In industries where there is intensive competition rivalry, market share data can help the brand assess and track its relative position and success (or otherwise).
And market shares can help identify whether a company is the market leader, a follower, or a niche player. These positions could have implications on business strategies, marketing communications, and product development.
For more information, please review:
Note: Market share metrics is more commonly used for firms and brands that see themselves in a competitive battle.
You regularly invest in new products and/or market expansion
Brands seeking to expand, launch new products, or enter new markets may use market share data to identify opportunities and threats.
You need to deliver on marketing return on investment (ROMI)
If reporting on ROMI (or using ROMI) is a key consideration – then market share measures are usually quite helpful.
This is because you can demonstrate long-term success, improved competitive performance – and well as using the market share information to help set baseline measures for the ROMI calculations.
Your marketplace is dynamic and evolving
Market share may be used to help detect changes in market dynamics, such as the impact of new entrants or significant shifts in the position of established brands.

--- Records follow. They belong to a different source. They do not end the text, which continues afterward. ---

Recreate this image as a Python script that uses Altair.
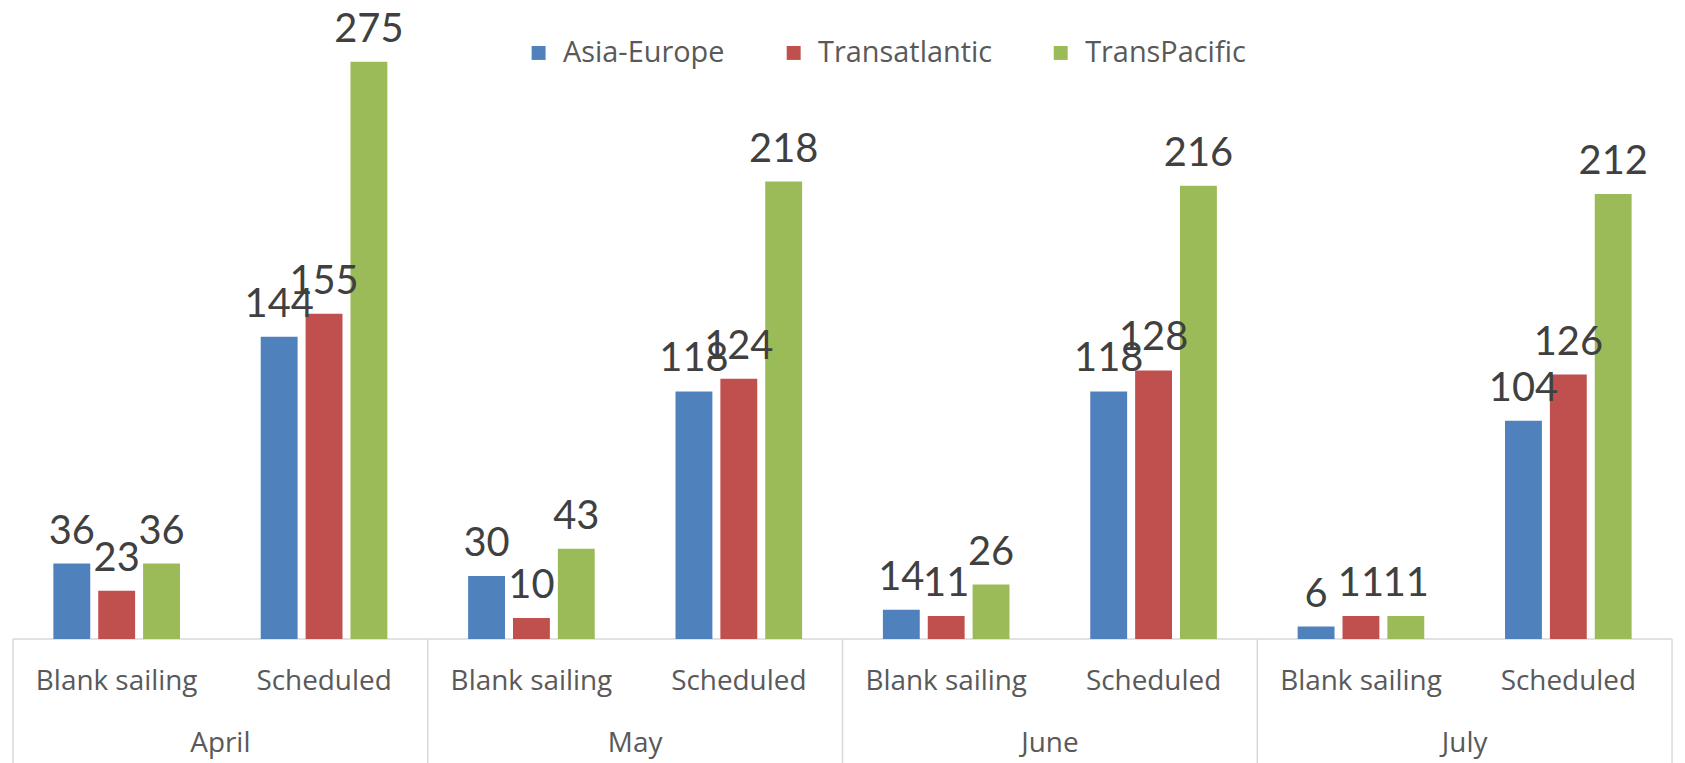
import altair as alt
import pandas as pd

months = ["April", "May", "June", "July"]
cats = ["Blank sailing", "Scheduled"]
series = ["Asia-Europe", "Transatlantic", "TransPacific"]
colors = ["#4f81bd", "#c0504d", "#9bbb59"]

asia_europe = [36, 144, 30, 118, 14, 118, 6, 104]
transatlantic = [23, 155, 10, 124, 11, 128, 11, 126]
transpacific = [36, 275, 43, 218, 26, 216, 11, 212]

keys = [f"{m}|{c}" for m in months for c in cats]
rows = []
for s, vals in zip(series, [asia_europe, transatlantic, transpacific]):
    for k, v in zip(keys, vals):
        rows.append({"key": k, "series": s, "value": v})
df = pd.DataFrame(rows)

FONT = "Lato"
LFONT = "Open Sans"
xscale = alt.Scale(domain=keys, paddingInner=0, paddingOuter=0)
yscale = alt.Scale(domain=[0, 300], nice=False, zero=True)
offscale = alt.Scale(domain=series, paddingInner=0.178, paddingOuter=0.9)

x_enc = alt.X("key:N", scale=xscale, axis=None, sort=keys)
y_enc = alt.Y("value:Q", scale=yscale, axis=None)
off_enc = alt.XOffset("series:N", scale=offscale, sort=series)

bars = alt.Chart(df).mark_bar().encode(
    x=x_enc,
    y=y_enc,
    xOffset=off_enc,
    color=alt.Color(
        "series:N",
        scale=alt.Scale(domain=series, range=colors),
        legend=alt.Legend(
            title=None,
            orient="none",
            direction="horizontal",
            legendX=513,
            legendY=29,
            symbolType="square",
            symbolSize=196,
            symbolStrokeWidth=0,
            labelFontSize=29,
            labelFont=LFONT,
            labelColor="#595959",
            labelOffset=10,
            labelLimit=500,
            columnPadding=54,
            padding=0,
        ),
    ),
)

labels = alt.Chart(df).mark_text(
    dy=-20, baseline="alphabetic", fontSize=40, font=FONT, color="#404040"
).encode(x=x_enc, y=y_enc, xOffset=off_enc, text="value:Q")

# frame below the baseline (category axis)
line_color = "#d9d9d9"
edge_keys = [f"{m}|{cats[0]}" for m in months]
edges = pd.DataFrame({"key": edge_keys, "y0": [0] * 4, "y1": [-60] * 4})
vrules = alt.Chart(edges).mark_rule(color=line_color, strokeWidth=1.5).encode(
    x=alt.X("key:N", scale=xscale, axis=None, sort=keys, bandPosition=0),
    y=alt.Y("y0:Q", scale=yscale, axis=None),
    y2="y1:Q",
)
right_edge = pd.DataFrame({"key": [keys[-1]], "y0": [0], "y1": [-60]})
vrule_right = alt.Chart(right_edge).mark_rule(color=line_color, strokeWidth=1.5).encode(
    x=alt.X("key:N", scale=xscale, axis=None, sort=keys, bandPosition=1),
    y=alt.Y("y0:Q", scale=yscale, axis=None),
    y2="y1:Q",
)
base = pd.DataFrame({"y0": [0]})
hrule = alt.Chart(base).mark_rule(color=line_color, strokeWidth=1.5).encode(
    x=alt.value(0), x2=alt.value("width"), y=alt.Y("y0:Q", scale=yscale, axis=None)
)

cat_df = pd.DataFrame({"key": keys, "label": [c for m in months for c in cats], "ypos": [-20.5] * 8})
cat_text = alt.Chart(cat_df).mark_text(
    fontSize=28, font=LFONT, color="#595959", baseline="middle"
).encode(
    x=alt.X("key:N", scale=xscale, axis=None, sort=keys),
    y=alt.Y("ypos:Q", scale=yscale, axis=None),
    text="label:N",
)
mon_df = pd.DataFrame({"key": [f"{m}|{cats[1]}" for m in months], "label": months, "ypos": [-50] * 4})
mon_text = alt.Chart(mon_df).mark_text(
    fontSize=28, font=LFONT, color="#595959", baseline="middle"
).encode(
    x=alt.X("key:N", scale=xscale, axis=None, sort=keys, bandPosition=0),
    y=alt.Y("ypos:Q", scale=yscale, axis=None),
    text="label:N",
)

chart = alt.layer(hrule, vrules, vrule_right, bars, labels, cat_text, mon_text).properties(
    width=1665, height=632, padding={"left": 4, "top": 0, "right": 4, "bottom": 0}
).configure_view(stroke=None)

chart.save("out.html", embed_options={"renderer": "svg", "actions": False})
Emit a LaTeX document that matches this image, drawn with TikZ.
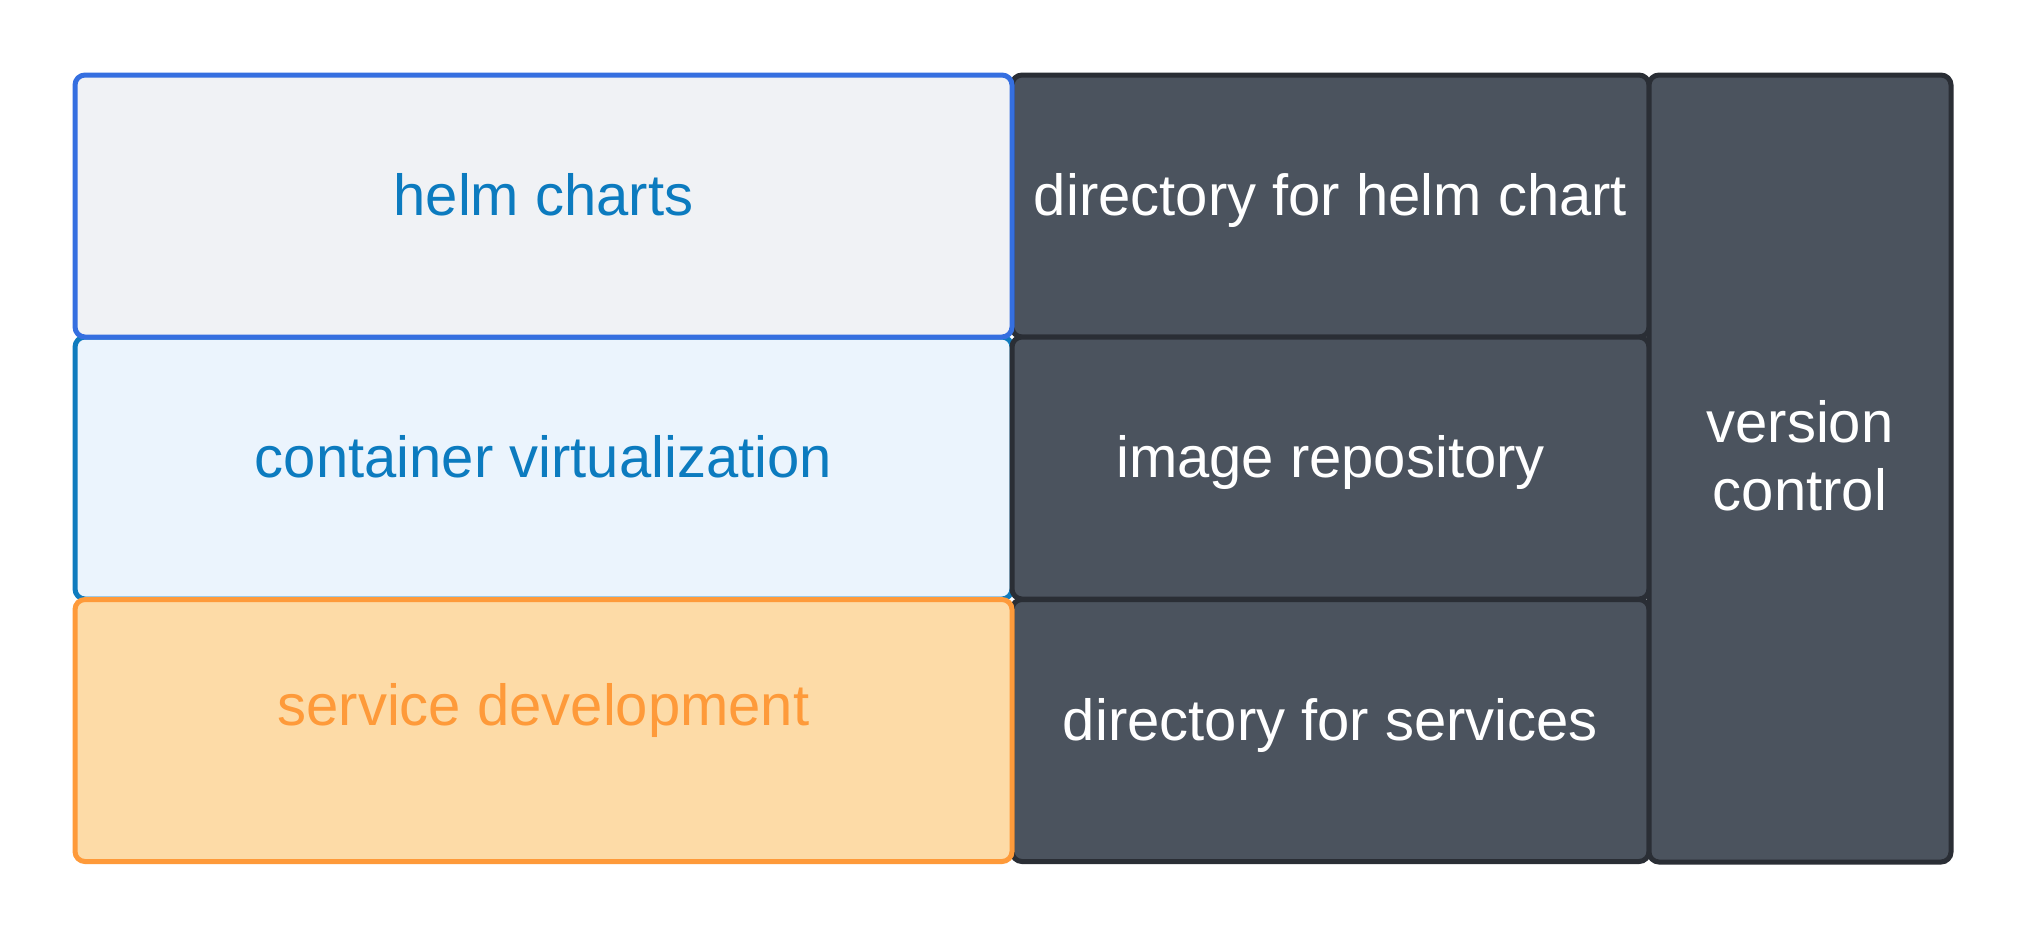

When is market share not important to use?
Market share is less likely to be used for:
Small businesses, where market share is generally irrelevant
Small businesses will usually find market share less relevant, or even quite useless.
This is because small businesses often operate within niche markets or localized areas. For instance, a family-run bakery in a small town might enjoy a large market share within its local community but in the context of the national or global bakery market, its market share might be minuscule, perhaps even as low as 0.01%.
Usually most small businesses operate with different objectives compared to large corporations. Their goal is not to dominate a market but to make good profits by offering a valuable product or service to the local community.
Industries that are very diverse (that is, no clear competitors for market definition)
When it comes to industries that are very diverse, calculating market share is simply too challenging or simply inaccurate.
For example, in the creative arts industry, there are artists, musicians, writers, and filmmakers, each offering is distinct and unique, catering to different consumer tastes.
But defining the market is tough, as compared to a more homogeneous industry like automotive manufacturing or fast-food restaurants.
In this example, the concept of market share is almost pointless. In marketing theory (differentiation), when each offering is so unique, each artist could be seen as having 100% market share of their artistic niche. However, this doesn’t provide much actionable insight or strategic guidance.
Industries that do not have access to competitors sales information
Tracking market share requires access to data about the total sales of all competitors in the defined market.
Some sectors, like privately held companies or certain technology fields, might not share sales data openly. In such cases, accurate and relevant market share data does not exist, or it is too challenging or costly to obtain.
In these cases, these brands should focus on more accessible marketing metrics, such as revenue growth, profit margin, customer retention, customer satisfaction levels, or even brand awareness and preference.